The book "details the once secret role of the Navy SEALs in the battle of Ramadi".
Couch was in Ramadi. He expected to write a narrative of courage in a losing battle - the orchestra on the deck of the Titanic. Instead he discovered a success story in the war against al Qaeda - the first real, sustained success since the 2003 invasion."When we arrived in al Anbar the conventional wisdom was that the province was a lost cause - unwinnable". I've discussed that with those who were there, they've told me that acceptable success at the going-in stage could be described as merely "keeping a lid" on the violence. (And the anticipation of achieving that success could be described as "slim".)

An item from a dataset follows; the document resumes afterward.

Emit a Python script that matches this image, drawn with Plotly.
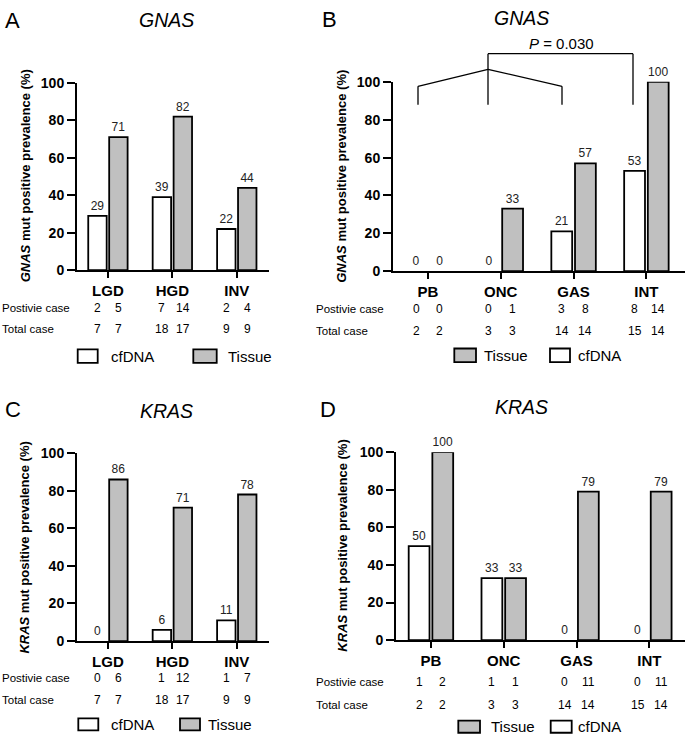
import plotly.graph_objects as go

W, H = 685, 742
FONT = "Liberation Sans, Arial, sans-serif"

# ---------------- data ----------------
cat_stage = ["LGD", "HGD", "INV"]
cat_type = ["PB", "ONC", "GAS", "INT"]

gnas_stage_cf = [29, 39, 22]
gnas_stage_tis = [71, 82, 44]
gnas_stage_pos_cf = [2, 7, 2]
gnas_stage_pos_tis = [5, 14, 4]
gnas_stage_tot_cf = [7, 18, 9]
gnas_stage_tot_tis = [7, 17, 9]

gnas_type_cf = [0, 0, 21, 53]
gnas_type_tis = [0, 33, 57, 100]
gnas_type_pos_cf = [0, 0, 3, 8]
gnas_type_pos_tis = [0, 1, 8, 14]
gnas_type_tot_cf = [2, 3, 14, 15]
gnas_type_tot_tis = [2, 3, 14, 14]

kras_stage_cf = [0, 6, 11]
kras_stage_tis = [86, 71, 78]
kras_stage_pos_cf = [0, 1, 1]
kras_stage_pos_tis = [6, 12, 7]
kras_stage_tot_cf = [7, 18, 9]
kras_stage_tot_tis = [7, 17, 9]

kras_type_cf = [50, 33, 0, 0]
kras_type_tis = [100, 33, 79, 79]
kras_type_pos_cf = [1, 1, 0, 0]
kras_type_pos_tis = [2, 1, 11, 11]
kras_type_tot_cf = [2, 3, 14, 15]
kras_type_tot_tis = [2, 3, 14, 14]

GRAY = "#c0c0c0"
BARGAP, BARGROUPGAP = 0.35, 0.12
OFF = (1 - BARGAP) / 4


def px(x):
    return x / W


def py(y):
    return 1 - y / H


panels = [
    dict(cats=cat_stage, cf=gnas_stage_cf, tis=gnas_stage_tis, pcf=gnas_stage_pos_cf, ptis=gnas_stage_pos_tis,
         tcf=gnas_stage_tot_cf, ttis=gnas_stage_tot_tis, xd=(77, 269), yd=(76.5, 268), xr=(-0.48, 2.50),
         gene="GNAS", rows=(307, 328), rlx=0, ytx=25, yty=172, title=(166, 12.5), letter=("A", 12.5, 12.5)),
    dict(cats=cat_type, cf=gnas_type_cf, tis=gnas_type_tis, pcf=gnas_type_pos_cf, ptis=gnas_type_pos_tis,
         tcf=gnas_type_tot_cf, ttis=gnas_type_tot_tis, xd=(393, 685), yd=(75.5, 269), xr=(-0.48, 3.53),
         gene="GNAS", rows=(308, 330), rlx=314, ytx=342, yty=172.5, title=(521, 10), letter=("B", 329, 12)),
    dict(cats=cat_stage, cf=kras_stage_cf, tis=kras_stage_tis, pcf=kras_stage_pos_cf, ptis=kras_stage_pos_tis,
         tcf=kras_stage_tot_cf, ttis=kras_stage_tot_tis, xd=(77, 269), yd=(455, 647), xr=(-0.48, 2.50),
         gene="KRAS", rows=(685, 707), rlx=0, ytx=25, yty=551.5, title=(166, 411.5), letter=("C", 13, 410)),
    dict(cats=cat_type, cf=kras_type_cf, tis=kras_type_tis, pcf=kras_type_pos_cf, ptis=kras_type_pos_tis,
         tcf=kras_type_tot_cf, ttis=kras_type_tot_tis, xd=(396, 685), yd=(454, 646), xr=(-0.48, 3.49),
         gene="KRAS", rows=(689, 712), rlx=314, ytx=342.5, yty=550, title=(521, 408), letter=("D", 328, 410)),
]

fig = go.Figure()
annotations = []
shapes = []

for k, p in enumerate(panels):
    n = k + 1
    xa = "x" if n == 1 else f"x{n}"
    ya = "y" if n == 1 else f"y{n}"
    idx = list(range(len(p["cats"])))
    for vals, col in ((p["cf"], "white"), (p["tis"], GRAY)):
        fig.add_trace(go.Bar(
            x=idx, y=vals, xaxis=xa, yaxis=ya, showlegend=False,
            marker=dict(color=col, line=dict(color="black", width=[0 if v == 0 else 1.8 for v in vals])),
            text=[str(v) for v in vals], textposition="outside", cliponaxis=False,
            textfont=dict(family=FONT, size=12, color="#222"), textangle=0,
            hoverinfo="skip"))
    fig.update_layout(**{
        ("xaxis" if n == 1 else f"xaxis{n}"): dict(
            domain=[px(p["xd"][0]), px(p["xd"][1])], anchor=ya, range=list(p["xr"]),
            tickmode="array", tickvals=idx, ticktext=p["cats"],
            showline=True, linewidth=2, linecolor="black", ticks="outside", ticklen=6,
            tickwidth=2, tickcolor="black", showgrid=False, zeroline=False,
            tickfont=dict(family=FONT, size=15, color="black", weight="bold")),
        ("yaxis" if n == 1 else f"yaxis{n}"): dict(
            domain=[py(p["yd"][1]), py(p["yd"][0])], anchor=xa, range=[0, 100],
            tickmode="linear", tick0=0, dtick=20,
            showline=True, linewidth=2, linecolor="black", ticks="outside", ticklen=8,
            tickwidth=2, tickcolor="black", showgrid=False, zeroline=False,
            tickfont=dict(family=FONT, size=14, color="black", weight="bold")),
    })
    annotations.append(dict(
        x=px(p["ytx"]), y=py(p["yty"]), xref="paper", yref="paper", textangle=-90,
        text=f"<b><i>{p['gene']}</i> mut positive prevalence (%)</b>", showarrow=False,
        font=dict(family=FONT, size=13, color="black"), xanchor="center", yanchor="middle"))
    annotations.append(dict(
        x=px(p["title"][0]), y=py(p["title"][1]), xref="paper", yref="paper",
        text=f"<i>{p['gene']}</i>", showarrow=False, font=dict(family=FONT, size=19.5, color="black"),
        xanchor="center", yanchor="middle"))
    L = p["letter"]
    annotations.append(dict(
        x=px(L[1]), y=py(L[2]), xref="paper", yref="paper", text=L[0], showarrow=False,
        font=dict(family=FONT, size=22, color="black"), xanchor="center", yanchor="middle"))
    for lab, ypos in (("Postivie case", p["rows"][0]), ("Total case", p["rows"][1])):
        annotations.append(dict(
            x=px(p["rlx"]), y=py(ypos), xref="paper", yref="paper", text=lab, showarrow=False,
            font=dict(family=FONT, size=11.5, color="black"), xanchor="left", yanchor="middle"))
    for i in idx:
        for arr, ypos in ((p["pcf"], p["rows"][0]), (p["tcf"], p["rows"][1])):
            annotations.append(dict(
                x=i - OFF, y=py(ypos), xref=xa, yref="paper", text=str(arr[i]), showarrow=False,
                font=dict(family=FONT, size=12, color="black"), xanchor="center", yanchor="middle"))
        for arr, ypos in ((p["ptis"], p["rows"][0]), (p["ttis"], p["rows"][1])):
            annotations.append(dict(
                x=i + OFF, y=py(ypos), xref=xa, yref="paper", text=str(arr[i]), showarrow=False,
                font=dict(family=FONT, size=12, color="black"), xanchor="center", yanchor="middle"))

# ---------------- legends (boxes + text) ----------------
legend_items = [
    (77.7, 97.7, 349, 362.7, "white", "cfDNA", 109, 356),
    (193.3, 216.7, 349, 362.7, GRAY, "Tissue", 225.5, 356),
    (454.3, 476, 348, 362, GRAY, "Tissue", 482, 355),
    (550, 570, 348, 362, "white", "cfDNA", 576, 355),
    (78.3, 98.3, 726, 738.3, "white", "cfDNA", 109, 732),
    (180, 200, 726, 738.3, GRAY, "Tissue", 205.5, 732),
    (458.3, 480, 728.3, 740.7, GRAY, "Tissue", 488.5, 734.5),
    (550.7, 571.7, 728.3, 740.7, "white", "cfDNA", 576, 734.5),
]
for x0, x1, y0, y1, fill, lab, tx, ty in legend_items:
    shapes.append(dict(type="rect", xref="paper", yref="paper", x0=px(x0), x1=px(x1),
                       y0=py(y1), y1=py(y0), fillcolor=fill, line=dict(color="black", width=1.8)))
    annotations.append(dict(x=px(tx), y=py(ty), xref="paper", yref="paper", text=lab, showarrow=False,
                            font=dict(family=FONT, size=15, color="black"), xanchor="left", yanchor="middle"))

# ---------------- significance bracket (panel B) ----------------
segs = [
    ((488, 46.7), (633, 46.7)),
    ((488, 46.7), (488, 99)),
    ((633, 46.7), (633, 99)),
    ((488, 62.7), (418, 80)),
    ((488, 62.7), (562, 80)),
    ((418, 80), (418, 99)),
    ((562, 80), (562, 99)),
]
for (a, b) in segs:
    shapes.append(dict(type="line", xref="paper", yref="paper", x0=px(a[0]), y0=py(a[1]),
                       x1=px(b[0]), y1=py(b[1]), line=dict(color="black", width=1.3)))
annotations.append(dict(x=px(561), y=py(36.5), xref="paper", yref="paper", text="<i>P</i> = 0.030",
                        showarrow=False, font=dict(family=FONT, size=15, color="black"),
                        xanchor="center", yanchor="middle"))

fig.update_layout(
    width=W, height=H, margin=dict(l=0, r=0, t=0, b=0),
    paper_bgcolor="white", plot_bgcolor="white",
    barmode="group", bargap=BARGAP, bargroupgap=BARGROUPGAP,
    font=dict(family=FONT, color="black"),
    annotations=annotations, shapes=shapes,
)

fig.write_html("out.html", config={"displayModeBar": False},
               post_script="document.body.style.margin='0px';document.body.style.overflow='hidden';")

It was a battle won with a strategy of deploying SEALs alongside regular forces in a combined joint operation, which also included Iraqi security forces and the people of the al-Anbar province, to fight against terrorists in the urban war zone of Ramadi.
Among the many examples of this extraordinary brotherhood is the story of Petty Officer Michael A. Monsoor, who was posthumously awarded the Medal of Honor for his bravery during the battle of Ramadi.
"When we arrived in al Anbar the conventional wisdom was that the province was a lost cause - unwinnable," said then-Colonel Sean MacFarland. "I never believed that, and now we see that is not true."
They exceeded expectations. I've written extensively here on how that happened, but I'm looking forward to expanded discussion on the special forces component of the battle detailed in Sheriff of Ramadi.